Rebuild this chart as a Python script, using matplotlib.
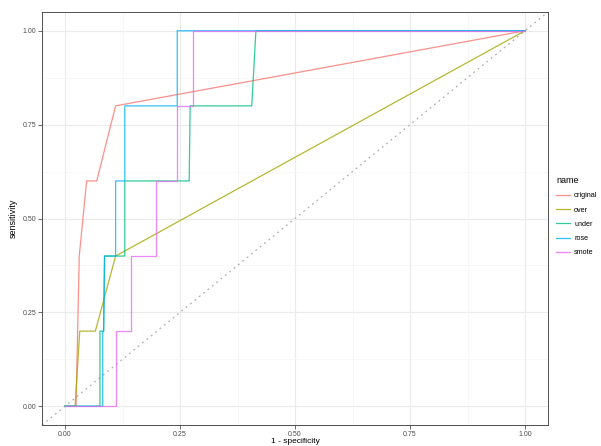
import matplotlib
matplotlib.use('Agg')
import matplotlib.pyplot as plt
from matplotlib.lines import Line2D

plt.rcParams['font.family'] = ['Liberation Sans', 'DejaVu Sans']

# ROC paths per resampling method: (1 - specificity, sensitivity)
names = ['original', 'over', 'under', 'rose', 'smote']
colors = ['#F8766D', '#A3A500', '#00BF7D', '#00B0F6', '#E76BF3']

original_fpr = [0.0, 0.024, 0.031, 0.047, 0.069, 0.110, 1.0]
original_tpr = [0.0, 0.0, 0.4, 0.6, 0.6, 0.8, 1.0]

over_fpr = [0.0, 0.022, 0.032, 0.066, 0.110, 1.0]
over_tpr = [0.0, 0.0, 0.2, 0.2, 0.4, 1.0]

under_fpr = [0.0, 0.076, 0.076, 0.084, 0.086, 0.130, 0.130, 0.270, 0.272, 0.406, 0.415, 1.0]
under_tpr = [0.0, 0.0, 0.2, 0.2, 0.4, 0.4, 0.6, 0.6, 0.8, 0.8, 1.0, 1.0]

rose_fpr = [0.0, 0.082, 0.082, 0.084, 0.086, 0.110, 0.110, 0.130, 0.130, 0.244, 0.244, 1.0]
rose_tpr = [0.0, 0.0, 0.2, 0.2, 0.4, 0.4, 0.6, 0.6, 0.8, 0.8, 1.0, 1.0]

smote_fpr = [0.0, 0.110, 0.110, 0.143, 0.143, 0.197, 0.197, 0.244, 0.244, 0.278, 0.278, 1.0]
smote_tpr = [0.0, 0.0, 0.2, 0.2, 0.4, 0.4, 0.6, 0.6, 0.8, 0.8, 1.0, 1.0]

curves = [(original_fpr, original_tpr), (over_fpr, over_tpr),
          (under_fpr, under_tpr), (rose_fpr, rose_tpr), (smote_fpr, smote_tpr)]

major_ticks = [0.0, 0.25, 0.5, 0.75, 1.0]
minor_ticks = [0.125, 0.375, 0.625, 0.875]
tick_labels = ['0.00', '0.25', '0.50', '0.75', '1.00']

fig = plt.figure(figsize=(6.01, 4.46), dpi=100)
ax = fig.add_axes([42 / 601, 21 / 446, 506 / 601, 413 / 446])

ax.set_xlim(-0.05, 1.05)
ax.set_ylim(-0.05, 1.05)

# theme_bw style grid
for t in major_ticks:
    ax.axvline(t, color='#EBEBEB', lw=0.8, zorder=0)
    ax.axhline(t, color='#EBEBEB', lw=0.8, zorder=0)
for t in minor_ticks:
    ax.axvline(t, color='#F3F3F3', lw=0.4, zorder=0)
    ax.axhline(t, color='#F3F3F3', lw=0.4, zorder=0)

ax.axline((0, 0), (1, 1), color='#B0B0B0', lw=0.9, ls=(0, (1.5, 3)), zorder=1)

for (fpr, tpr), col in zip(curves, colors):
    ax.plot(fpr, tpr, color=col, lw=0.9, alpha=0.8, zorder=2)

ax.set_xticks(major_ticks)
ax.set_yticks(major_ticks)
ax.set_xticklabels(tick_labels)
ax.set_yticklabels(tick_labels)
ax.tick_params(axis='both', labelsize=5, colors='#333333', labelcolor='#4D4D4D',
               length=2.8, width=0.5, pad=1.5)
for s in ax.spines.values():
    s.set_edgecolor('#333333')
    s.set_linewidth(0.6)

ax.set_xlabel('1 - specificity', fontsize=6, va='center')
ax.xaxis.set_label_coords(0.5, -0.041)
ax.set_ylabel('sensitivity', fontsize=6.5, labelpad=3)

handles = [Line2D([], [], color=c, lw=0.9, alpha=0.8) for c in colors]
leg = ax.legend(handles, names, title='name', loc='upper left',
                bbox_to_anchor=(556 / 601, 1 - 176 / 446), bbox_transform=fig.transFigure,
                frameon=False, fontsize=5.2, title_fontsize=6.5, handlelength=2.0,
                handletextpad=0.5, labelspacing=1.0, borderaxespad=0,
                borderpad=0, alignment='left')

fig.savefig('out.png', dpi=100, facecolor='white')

## TASK GOAL
Quote the material exactly. Pictures stay out.

## REPLY TO THE TASK
Rebuild this chart as a Python script, using matplotlib.
import matplotlib
matplotlib.use('Agg')
import matplotlib.pyplot as plt
from matplotlib.lines import Line2D

plt.rcParams['font.family'] = ['Liberation Sans', 'DejaVu Sans']

# ROC paths per resampling method: (1 - specificity, sensitivity)
names = ['original', 'over', 'under', 'rose', 'smote']
colors = ['#F8766D', '#A3A500', '#00BF7D', '#00B0F6', '#E76BF3']

original_fpr = [0.0, 0.024, 0.031, 0.047, 0.069, 0.110, 1.0]
original_tpr = [0.0, 0.0, 0.4, 0.6, 0.6, 0.8, 1.0]

over_fpr = [0.0, 0.022, 0.032, 0.066, 0.110, 1.0]
over_tpr = [0.0, 0.0, 0.2, 0.2, 0.4, 1.0]

under_fpr = [0.0, 0.076, 0.076, 0.084, 0.086, 0.130, 0.130, 0.270, 0.272, 0.406, 0.415, 1.0]
under_tpr = [0.0, 0.0, 0.2, 0.2, 0.4, 0.4, 0.6, 0.6, 0.8, 0.8, 1.0, 1.0]

rose_fpr = [0.0, 0.082, 0.082, 0.084, 0.086, 0.110, 0.110, 0.130, 0.130, 0.244, 0.244, 1.0]
rose_tpr = [0.0, 0.0, 0.2, 0.2, 0.4, 0.4, 0.6, 0.6, 0.8, 0.8, 1.0, 1.0]

smote_fpr = [0.0, 0.110, 0.110, 0.143, 0.143, 0.197, 0.197, 0.244, 0.244, 0.278, 0.278, 1.0]
smote_tpr = [0.0, 0.0, 0.2, 0.2, 0.4, 0.4, 0.6, 0.6, 0.8, 0.8, 1.0, 1.0]

curves = [(original_fpr, original_tpr), (over_fpr, over_tpr),
          (under_fpr, under_tpr), (rose_fpr, rose_tpr), (smote_fpr, smote_tpr)]

major_ticks = [0.0, 0.25, 0.5, 0.75, 1.0]
minor_ticks = [0.125, 0.375, 0.625, 0.875]
tick_labels = ['0.00', '0.25', '0.50', '0.75', '1.00']

fig = plt.figure(figsize=(6.01, 4.46), dpi=100)
ax = fig.add_axes([42 / 601, 21 / 446, 506 / 601, 413 / 446])

ax.set_xlim(-0.05, 1.05)
ax.set_ylim(-0.05, 1.05)

# theme_bw style grid
for t in major_ticks:
    ax.axvline(t, color='#EBEBEB', lw=0.8, zorder=0)
    ax.axhline(t, color='#EBEBEB', lw=0.8, zorder=0)
for t in minor_ticks:
    ax.axvline(t, color='#F3F3F3', lw=0.4, zorder=0)
    ax.axhline(t, color='#F3F3F3', lw=0.4, zorder=0)

ax.axline((0, 0), (1, 1), color='#B0B0B0', lw=0.9, ls=(0, (1.5, 3)), zorder=1)

for (fpr, tpr), col in zip(curves, colors):
    ax.plot(fpr, tpr, color=col, lw=0.9, alpha=0.8, zorder=2)

ax.set_xticks(major_ticks)
ax.set_yticks(major_ticks)
ax.set_xticklabels(tick_labels)
ax.set_yticklabels(tick_labels)
ax.tick_params(axis='both', labelsize=5, colors='#333333', labelcolor='#4D4D4D',
               length=2.8, width=0.5, pad=1.5)
for s in ax.spines.values():
    s.set_edgecolor('#333333')
    s.set_linewidth(0.6)

ax.set_xlabel('1 - specificity', fontsize=6, va='center')
ax.xaxis.set_label_coords(0.5, -0.041)
ax.set_ylabel('sensitivity', fontsize=6.5, labelpad=3)

handles = [Line2D([], [], color=c, lw=0.9, alpha=0.8) for c in colors]
leg = ax.legend(handles, names, title='name', loc='upper left',
                bbox_to_anchor=(556 / 601, 1 - 176 / 446), bbox_transform=fig.transFigure,
                frameon=False, fontsize=5.2, title_fontsize=6.5, handlelength=2.0,
                handletextpad=0.5, labelspacing=1.0, borderaxespad=0,
                borderpad=0, alignment='left')

fig.savefig('out.png', dpi=100, facecolor='white')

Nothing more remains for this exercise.